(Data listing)
%%
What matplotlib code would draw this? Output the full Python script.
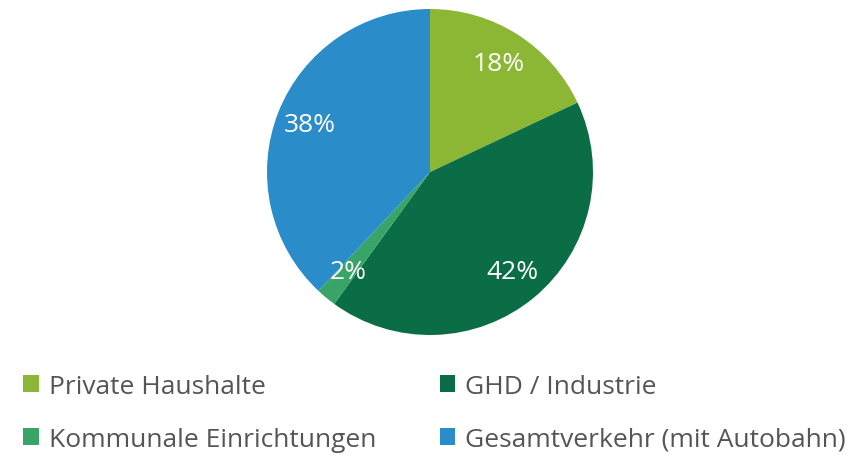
import matplotlib.pyplot as plt

labels = ["Private Haushalte", "GHD / Industrie", "Kommunale Einrichtungen", "Gesamtverkehr (mit Autobahn)"]
shares = [18, 42, 2, 38]
colors = ["#8bb734", "#0b6d45", "#38a468", "#2a8cc8"]

plt.rcParams["font.family"] = ["Open Sans", "DejaVu Sans"]

fig = plt.figure(figsize=(8.56, 4.56), dpi=100)
# pie centre ~(430, 173) px, radius ~163 px
r_px = 163
ax = fig.add_axes([(430 - r_px) / 856, 1 - (173 + r_px) / 456, 2 * r_px / 856, 2 * r_px / 456])
wedges, texts, autotexts = ax.pie(
    shares,
    colors=colors,
    startangle=90,
    counterclock=False,
    radius=1.0,
    autopct="%d%%",
    pctdistance=0.79,
    textprops=dict(color="white", fontsize=19),
    wedgeprops=dict(linewidth=0),
)
ax.set_xlim(-1, 1)
ax.set_ylim(-1, 1)
ax.set_aspect("equal")

order = [0, 2, 1, 3]
leg = fig.legend(
    [wedges[i] for i in order],
    [labels[i] for i in order],
    ncol=2,
    loc="upper left",
    bbox_to_anchor=(23 / 856, 1 - 375 / 456),
    frameon=False,
    fontsize=19,
    handlelength=0.6,
    handleheight=0.6,
    handletextpad=0.38,
    labelspacing=1.05,
    columnspacing=2.4,
    borderaxespad=0,
    borderpad=0,
)
for t in leg.get_texts():
    t.set_color("#555555")

fig.savefig("out.png", dpi=100)
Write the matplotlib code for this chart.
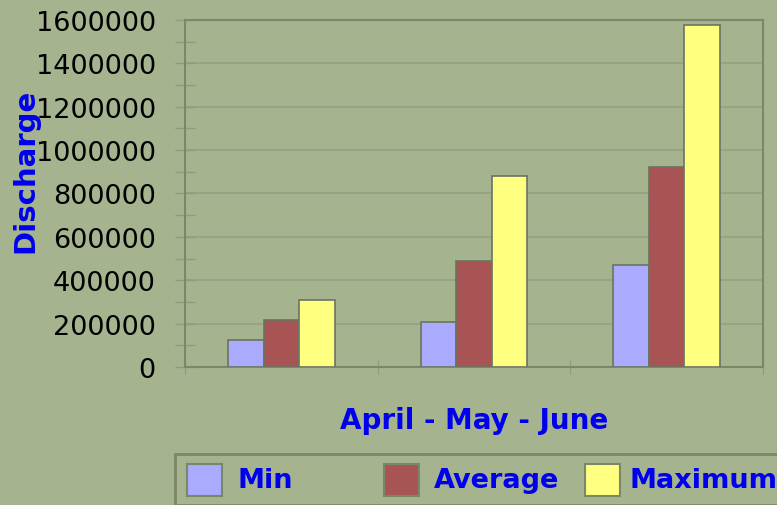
import matplotlib.pyplot as plt
import numpy as np
from matplotlib.patches import Rectangle
from matplotlib.ticker import FuncFormatter

series = ["Min", "Average", "Maximum"]
groups = ["April", "May", "June"]
min_vals = [126000, 206000, 472000]
avg_vals = [215000, 490000, 920000]
max_vals = [310000, 879000, 1578000]
colors = ["#AAAAFF", "#A85454", "#FFFF80"]

bg = "#A5B38F"
W, H = 777, 506

fig = plt.figure(figsize=(W / 100, H / 100), dpi=100, facecolor=bg)
ax = fig.add_axes([185 / W, (H - 368) / H, 578 / W, 347 / H])
ax.set_facecolor(bg)

x = np.arange(len(groups))
w = 0.184
for i, vals in enumerate([min_vals, avg_vals, max_vals]):
    ax.bar(x + (i - 1) * w, vals, w, color=colors[i], edgecolor="#6A7460",
           linewidth=1.2, zorder=3, label=series[i])

ax.set_xlim(-0.5, 2.5)
ax.set_ylim(0, 1600000)
ax.set_yticks(np.arange(0, 1600001, 200000))
ax.set_yticks(np.arange(100000, 1600000, 200000), minor=True)
ax.yaxis.set_major_formatter(FuncFormatter(lambda v, p: "%d" % v))
ax.set_xticks([-0.5, 0.5, 1.5, 2.5])
ax.set_xticklabels([])
ax.grid(axis="y", color="#94A282", linewidth=1.2, zorder=0)

for s in ax.spines.values():
    s.set_color("#7A8769")
    s.set_linewidth(1.5)

ax.tick_params(axis="y", which="both", direction="inout", length=14,
               color="#8E9C7D", width=1, pad=14, labelsize=19.5,
               labelcolor="black")
ax.tick_params(axis="x", direction="inout", length=10, color="#8E9C7D")
for lab in ax.get_yticklabels():
    lab.set_fontfamily("DejaVu Sans")

fig.text(474 / W, 1 - 421 / H, "April - May - June", color="#0000EE",
         fontsize=20, fontweight="bold", ha="center", va="center")
fig.text(25 / W, 1 - 171 / H, "Discharge", color="#0000EE",
         fontsize=21, fontweight="bold", ha="center", va="center",
         rotation=90)

# legend box drawn by hand
fig.patches.append(Rectangle((175 / W, 0), 620 / W, (H - 455) / H,
                             transform=fig.transFigure, facecolor=bg,
                             edgecolor="#7A8769", linewidth=2))
patch_x = [187, 384, 585]
text_x = [237, 434, 630]
for i in range(3):
    fig.patches.append(Rectangle((patch_x[i] / W, 1 - 497 / H), 35 / W, 32 / H,
                                 transform=fig.transFigure, facecolor=colors[i],
                                 edgecolor="#7A8769", linewidth=1.5))
    fig.text(text_x[i] / W, 1 - 481 / H, series[i], color="#0000EE",
             fontsize=19.5, fontweight="bold", ha="left", va="center")

fig.savefig("out.png", dpi=100, facecolor=bg)
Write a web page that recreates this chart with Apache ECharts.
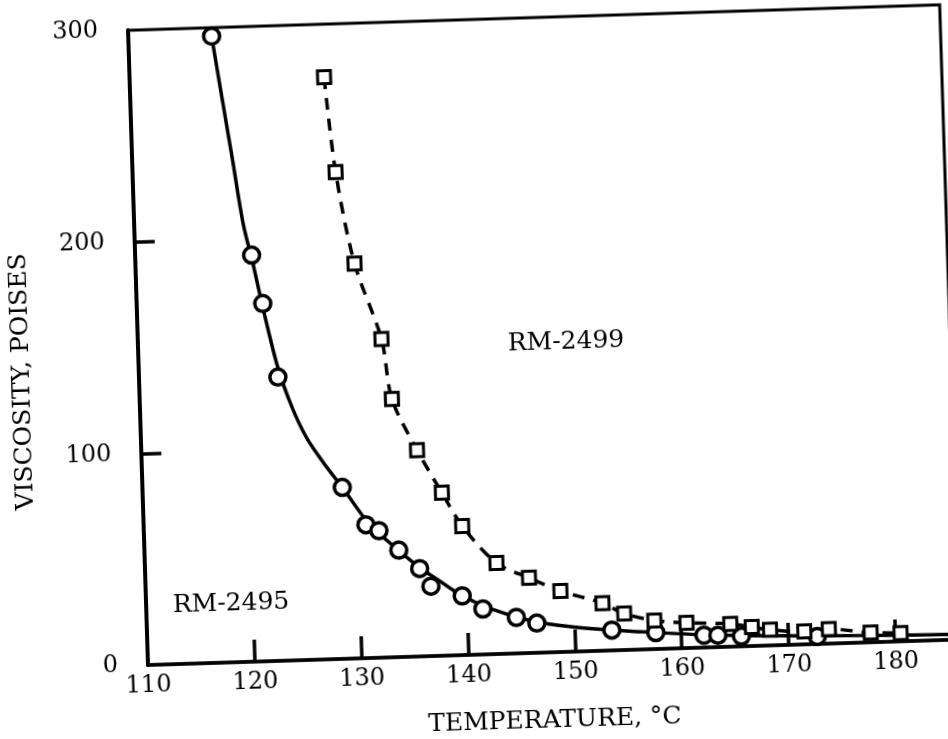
<!DOCTYPE html>
<html>
<head>
<meta charset="utf-8">
<script src="https://cdn.jsdelivr.net/npm/echarts@6/dist/echarts.min.js"></script>
<style>
html, body { margin: 0; padding: 0; background: #fff; overflow: hidden; width: 948px; height: 739px; }
#chart { position: absolute; left: 0; top: 0; width: 1000px; height: 780px;
  transform: rotate(-1.8deg); transform-origin: 148px 665px; }
</style>
</head>
<body>
<div id="chart"></div>
<script>
// ---- data ----
const tempLabels = [110, 120, 130, 140, 150, 160, 170, 180];
const tempTicks = [120, 130, 140, 150, 160, 170, 180];
const viscLabels = [0, 100, 200, 300];
const viscTicks = [100, 200];

// RM-2495 measured points (circles)
const rm2495Temp = [117.8, 120.9, 121.8, 123.0, 128.7, 130.8, 132.0, 133.8, 135.7, 136.7, 139.6, 141.5, 144.6, 146.5, 153.5, 157.6, 162.1, 163.4, 165.6, 172.7];
const rm2495Visc = [296, 192, 169, 134, 81, 63, 60, 50.5, 41.5, 33, 28, 21.5, 17, 14, 9.6, 7.8, 5.8, 5.6, 4.8, 3.5];

// RM-2495 drawn curve (solid)
const rm2495CurveTemp = [117.8, 118.5, 119.4, 120.2, 121.0, 121.8, 123.0, 124.2, 125.5, 127.0, 128.7, 131.0, 133.0, 135.7, 137.5, 139.6, 142.5, 146.5, 150.0, 153.5, 157.6, 162.0, 166.0, 173.0, 180.0, 186.0];
const rm2495CurveVisc = [296, 270, 237, 207, 188, 167, 139, 120, 105, 93, 81, 64, 54, 42, 35.5, 28, 21, 14.5, 11.6, 9.6, 7.8, 6, 5, 3.8, 3, 2.5];

// RM-2499 measured points (squares), joined by the dashed curve
const rm2499Temp = [128.2, 129.0, 130.5, 132.8, 133.6, 135.8, 138.0, 139.8, 142.9, 145.9, 148.8, 152.7, 154.7, 157.5, 160.5, 164.6, 166.6, 168.3, 171.5, 173.8, 177.7, 180.5];
const rm2499Visc = [275, 230, 186.5, 150.5, 122, 97.5, 77, 61, 43, 35.5, 28.8, 22.5, 17.2, 13.5, 11.9, 10.8, 9, 7.4, 6.1, 6.8, 4.6, 3.9];

const seriesNames = ['RM-2495', 'RM-2499'];
const xTitle = 'TEMPERATURE, °C';
const yTitle = 'VISCOSITY, POISES';

// ---- build ----
const zip = (a, b) => a.map((v, i) => [v, b[i]]);
const FONT = 'DejaVu Serif';
const TITLE_FONT = '25px "DejaVu Serif"';
const chart = echarts.init(document.getElementById('chart'), null, { renderer: 'canvas' });

chart.setOption({
  animation: false,
  backgroundColor: '#ffffff',
  grid: { left: 148, right: 40, top: 30, bottom: 115, show: true, borderColor: '#000', borderWidth: 3, backgroundColor: 'transparent' },
  xAxis: {
    type: 'value', min: 110, max: 186, interval: 10,
    axisLine: { show: true, lineStyle: { color: '#000', width: 3.5 } },
    axisTick: { show: true, inside: true, length: 22, customValues: tempTicks, lineStyle: { color: '#000', width: 3.5 } },
    axisLabel: { show: true, margin: 9, customValues: tempLabels, color: '#000', fontFamily: FONT, fontSize: 24 },
    splitLine: { show: false }
  },
  yAxis: {
    type: 'value', min: 0, max: 300, interval: 100,
    axisLine: { show: true, lineStyle: { color: '#000', width: 4 } },
    axisTick: { show: true, inside: true, length: 20, customValues: viscTicks, lineStyle: { color: '#000', width: 3.5 } },
    axisLabel: { show: true, margin: 30, customValues: viscLabels, color: '#000', fontFamily: FONT, fontSize: 24 },
    splitLine: { show: false }
  },
  graphic: [
    { type: 'text', x: 553, y: 733, style: { text: xTitle, fill: '#000', font: TITLE_FONT, align: 'center', verticalAlign: 'middle' } },
    { type: 'text', x: 31, y: 378, rotation: Math.PI / 2, style: { text: yTitle, fill: '#000', font: TITLE_FONT, align: 'center', verticalAlign: 'middle' } },
    { type: 'text', x: 576, y: 355, style: { text: seriesNames[1], fill: '#000', font: TITLE_FONT, align: 'center', verticalAlign: 'middle' } },
    { type: 'text', x: 233, y: 606, style: { text: seriesNames[0], fill: '#000', font: TITLE_FONT, align: 'center', verticalAlign: 'middle' } }
  ],
  series: [
    {
      name: seriesNames[0] + ' curve', type: 'line', data: zip(rm2495CurveTemp, rm2495CurveVisc),
      smooth: 0.3, showSymbol: false, symbol: 'none', clip: true,
      lineStyle: { color: '#000', width: 3.5 }, z: 2
    },
    {
      name: seriesNames[1] + ' curve', type: 'line', data: zip(rm2499Temp, rm2499Visc),
      smooth: 0.3, showSymbol: false, symbol: 'none', clip: true,
      lineStyle: { color: '#000', width: 3.5, type: [12, 9] }, z: 2
    },
    {
      name: seriesNames[0], type: 'scatter', data: zip(rm2495Temp, rm2495Visc),
      symbol: 'circle', symbolSize: 16,
      itemStyle: { color: '#fff', borderColor: '#000', borderWidth: 3.5, opacity: 1 }, z: 3
    },
    {
      name: seriesNames[1], type: 'scatter', data: zip(rm2499Temp, rm2499Visc),
      symbol: 'rect', symbolSize: 13,
      itemStyle: { color: '#fff', borderColor: '#000', borderWidth: 3, opacity: 1 }, z: 3
    }
  ]
});
</script>
</body>
</html>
%%
**TO BE DONE:** In the listing above, find the line with "Write a web" and the line with "const viscTicks = [100, 200];". Copy exactly those lines and all between them, minus the images.

**SOLUTION FOR THIS EXERCISE:**
Write a web page that recreates this chart with Apache ECharts.
<!DOCTYPE html>
<html>
<head>
<meta charset="utf-8">
<script src="https://cdn.jsdelivr.net/npm/echarts@6/dist/echarts.min.js"></script>
<style>
html, body { margin: 0; padding: 0; background: #fff; overflow: hidden; width: 948px; height: 739px; }
#chart { position: absolute; left: 0; top: 0; width: 1000px; height: 780px;
  transform: rotate(-1.8deg); transform-origin: 148px 665px; }
</style>
</head>
<body>
<div id="chart"></div>
<script>
// ---- data ----
const tempLabels = [110, 120, 130, 140, 150, 160, 170, 180];
const tempTicks = [120, 130, 140, 150, 160, 170, 180];
const viscLabels = [0, 100, 200, 300];
const viscTicks = [100, 200];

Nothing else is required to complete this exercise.